Meus companheiros cristãos se deleitam com os poemas e romances dos árabes; eles estudam as obras de teólogos e filósofos maometanos não para refutá-las, mas para adquirir o estilo árabe correto e elegante. Onde hoje pode ser encontrado um leigo que lê os Comentários em Latim sobre as Sagradas Escrituras? Quem estuda os Evangelhos, os profetas, os apóstolos? Infelizmente, os jovens cristãos que se destacam por seus talentos não conhecem nenhuma literatura ou língua a não ser o árabe… Que pena! Cristãos esqueceram sua própria língua, e raramente um em mil pode ser encontrado para ser capaz de compor em bom latim para um amigo (WHEATCROFT, 2003, pp. 93-94).

Como pode ser visto no relato acima, o uso da blasfemia contra uma cultura dominante por uma dominada é uma eficaz arma politica, e utilizada até hoje. Provoca-se uma reação violenta da cultura em acensão para amedrontar possiveis aderentes, visando assim provocar a longevidade cultural da em decadencia ou retardar seu declinio.

NOTAS

[1] Judaísmo, Cristianismo e Islã;

[2] Existem, naturalmente, teses contrárias, enquanto outras tentam explicar os motivos de tal convivência ter ocorrido de maneira mais pacífica que em outros locais da Europa;

[3] Para que um cristão julgado fosse poupado de sua vida, o mesmo deveria negar Cristo e oferecer sacrifício aos ídolos pagãos;

BIBLIOGRAFIA

FLETCHER, Richard. Moorish Spain. Weidenfeld & Nicolson. 2015.

IHNAT, Kati. The Martyrs of Córdoba: Debates around a curious case of medieval martyrdom. History Compass. 2020.

KUNG, Hans. Islam: Past, Present and Future. Oneworld Publications. 2007.
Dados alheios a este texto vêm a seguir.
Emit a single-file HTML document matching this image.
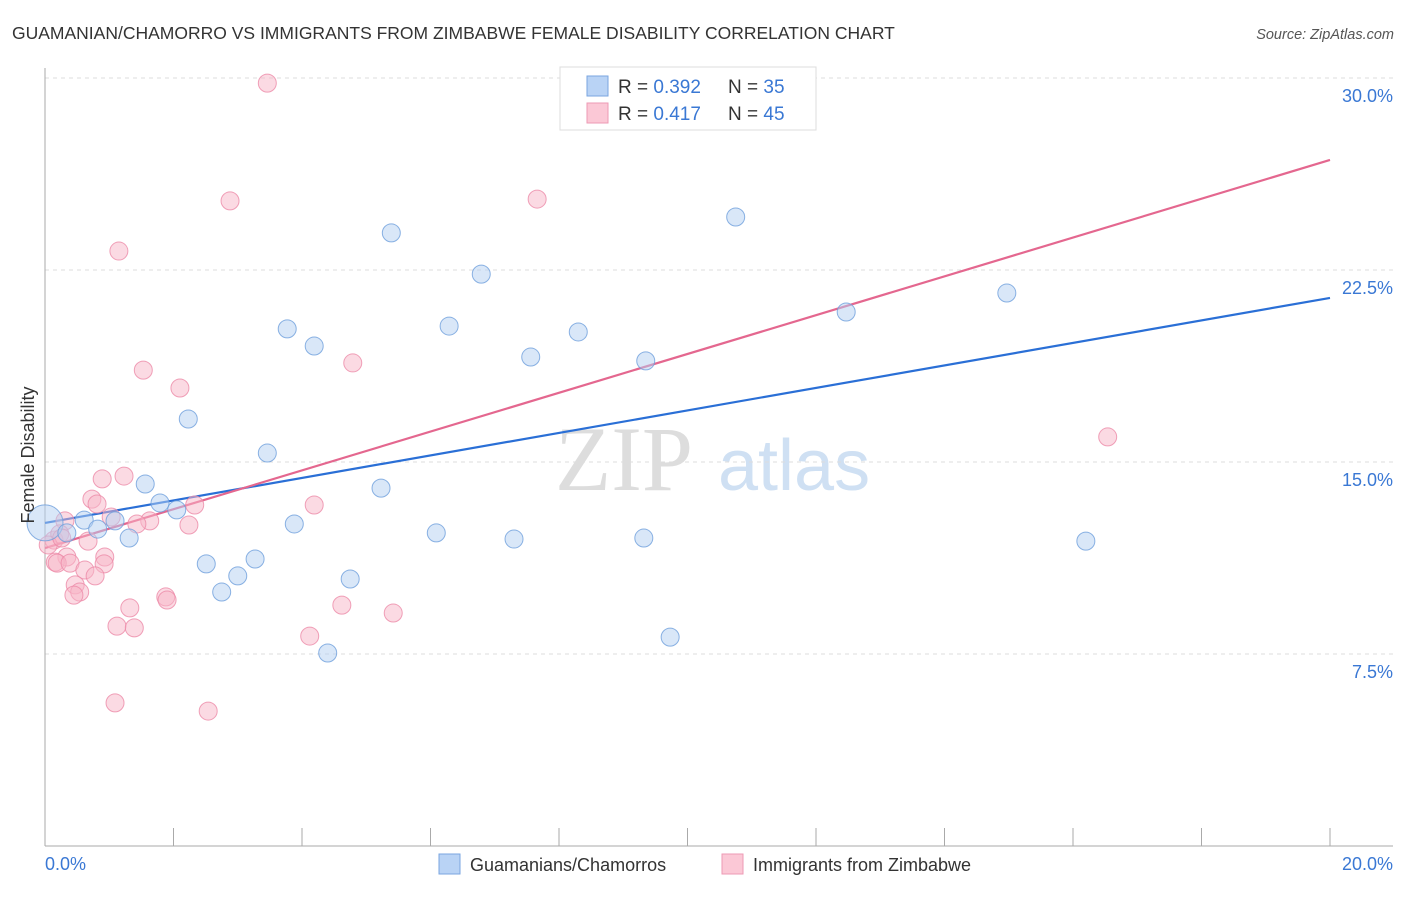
<!DOCTYPE html>
<html><head><meta charset="utf-8"><style>
body{margin:0;background:#fff;font-family:"Liberation Sans",sans-serif}
svg text{font-family:"Liberation Sans",sans-serif}
</style></head><body>
<svg id="chart" width="1406" height="892" xmlns="http://www.w3.org/2000/svg">
<text x="12" y="39" font-size="17.5" fill="#333">GUAMANIAN/CHAMORRO VS IMMIGRANTS FROM ZIMBABWE FEMALE DISABILITY CORRELATION CHART</text>
<text x="1394" y="39" font-size="14.5" fill="#555" text-anchor="end" font-style="italic">Source: ZipAtlas.com</text>
<g>
<text x="555" y="490" font-size="92" fill="#ddd" font-family="Liberation Serif" style="font-family:'Liberation Serif',serif">ZIP</text>
<text x="718" y="490" font-size="72" fill="#cfe0f3">atlas</text>
</g>
<g id="grid"></g>
<g id="axes"></g>
<g id="lines"></g>
<g id="points"></g>
<text transform="translate(34,455) rotate(-90)" font-size="18" fill="#333" text-anchor="middle">Female Disability</text>
<g>
<rect x="560" y="67" width="256" height="63" fill="#fff" stroke="#ddd"/>
<rect x="587" y="76" width="21" height="20" fill="#b9d3f5" stroke="#7aa6e0"/>
<rect x="587" y="103" width="21" height="20" fill="#fbc8d6" stroke="#ee9ab4"/>
<text x="618" y="93" font-size="19" fill="#333">R = <tspan fill="#3a78d4">0.392</tspan></text>
<text x="728" y="93" font-size="19" fill="#333">N = <tspan fill="#3a78d4"> 35</tspan></text>
<text x="618" y="120" font-size="19" fill="#333">R = <tspan fill="#3a78d4"> 0.417</tspan></text>
<text x="728" y="120" font-size="19" fill="#333">N = <tspan fill="#3a78d4">45</tspan></text>
</g>
<g>
<rect x="439" y="854" width="21" height="20" fill="#b9d3f5" stroke="#7aa6e0"/>
<text x="470" y="871" font-size="18" fill="#333">Guamanians/Chamorros</text>
<rect x="722" y="854" width="21" height="20" fill="#fbc8d6" stroke="#ee9ab4"/>
<text x="753" y="871" font-size="18" fill="#333">Immigrants from Zimbabwe</text>
</g>
</svg>
<script>
const blueX=[0.0,0.34,0.61,0.82,1.09,1.31,1.56,1.79,2.05,2.23,2.51,2.75,3.00,3.27,3.46,3.77,3.88,4.19,4.40,4.75,5.23,5.39,6.09,6.29,6.79,7.30,7.56,8.30,9.32,9.35,9.73,10.75,12.47,14.97,16.20];
const blueY=[12.62,12.23,12.73,12.38,12.70,12.03,14.14,13.40,13.13,16.68,11.02,9.92,10.55,11.21,15.35,20.20,12.58,19.53,7.54,10.43,13.98,23.95,12.23,20.31,22.34,11.99,19.10,20.08,12.03,18.95,8.16,24.57,20.86,21.60,11.91];
const pinkX=[3.46,2.88,1.15,7.66,1.53,2.10,4.79,16.54,10.44,0.89,1.23,0.73,0.81,1.03,0.31,1.63,1.43,2.24,2.33,4.19,0.14,0.23,0.67,0.34,0.93,0.16,0.19,0.39,0.92,0.62,0.78,0.47,0.54,0.45,1.88,1.90,1.32,4.62,5.42,1.12,1.39,4.12,1.09,2.54,0.05,0.26];
const pinkY=[29.80,25.20,23.24,25.27,18.59,17.89,18.87,15.98,28.63,14.34,14.45,13.55,13.36,12.85,12.70,12.70,12.58,12.54,13.32,13.32,11.95,12.19,11.91,11.29,11.29,11.09,11.05,11.05,11.02,10.78,10.55,10.20,9.92,9.80,9.73,9.61,9.30,9.41,9.10,8.59,8.52,8.20,5.59,5.27,11.76,12.03];
const blueTrend=[12.62,21.41];
const pinkTrend=[11.64,26.80];
const yTicks=[7.5,15.0,22.5,30.0];
const yTickLabels=["7.5%","15.0%","22.5%","30.0%"];
const xTickCount=10;
const NS="http://www.w3.org/2000/svg";
const sx=v=>45+v/20*1285, sy=v=>846-v/7.5*192;
function mk(t,a,p){const e=document.createElementNS(NS,t);for(const k in a)e.setAttribute(k,a[k]);p.appendChild(e);return e;}
const grid=document.getElementById('grid'),axes=document.getElementById('axes'),lines=document.getElementById('lines'),pts=document.getElementById('points');
yTicks.forEach((v,i)=>{
 const l=mk('line',{x1:45,x2:1393,y1:sy(v),y2:sy(v),stroke:'#ddd','stroke-dasharray':'4,4'},grid);
 
 
 const t=mk('text',{x:1393,y:sy(v)+24,'font-size':18,fill:'#3a78d4','text-anchor':'end'},grid);
 t.textContent=yTickLabels[i];
 
 
});
let a=mk('line',{x1:45,x2:45,y1:68,y2:846,stroke:'#aaa'},axes);


a=mk('line',{x1:45,x2:1393,y1:846,y2:846,stroke:'#aaa'},axes);


for(let i=1;i<=xTickCount;i++){const x=sx(i*20/xTickCount);const tk=mk('line',{x1:x,x2:x,y1:828,y2:846,stroke:'#aaa'},axes);
 
 }
let t=mk('text',{x:45,y:870,'font-size':18,fill:'#3a78d4'},axes);t.textContent='0.0%';


t=mk('text',{x:1393,y:870,'font-size':18,fill:'#3a78d4','text-anchor':'end'},axes);t.textContent='20.0%';


function drawPts(X,Y,fill,stroke,name){X.forEach((x,i)=>{const r=(name==='blue-point'&&i===0)?18:9;
 const c=mk('circle',{cx:sx(x),cy:sy(Y[i]),r:r,fill:fill,'fill-opacity':0.5,stroke:stroke,'stroke-opacity':0.8,'stroke-width':1},pts);
 
 });}
drawPts(pinkX,pinkY,'#f8b6c8','#ec8aa8','pink-point');
drawPts(blueX,blueY,'#b4cff2','#6e9fdc','blue-point');
let ln=mk('line',{x1:sx(0),y1:sy(blueTrend[0]),x2:sx(20),y2:sy(blueTrend[1]),stroke:'#2a6fd6','stroke-width':2.2},lines);


ln=mk('line',{x1:sx(0),y1:sy(pinkTrend[0]),x2:sx(20),y2:sy(pinkTrend[1]),stroke:'#e4678f','stroke-width':2.2},lines);


</script>
</body></html>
MENOCAL, Maria Rosa. The Ornament of the World: How Muslims, Jews and Christians Created a Culture of Tolerance in Medieval Spain. Back Bay Books. 2003.

ROPS, Daniel. A Igreja dos Apóstolos e dos Mártires. São Paulo: Quadrante, 1988.

WHEATCROFT, Andrew. Infidels: A History of the Conflict Between Christendom and Islam. Random House Publishing Group. 2003.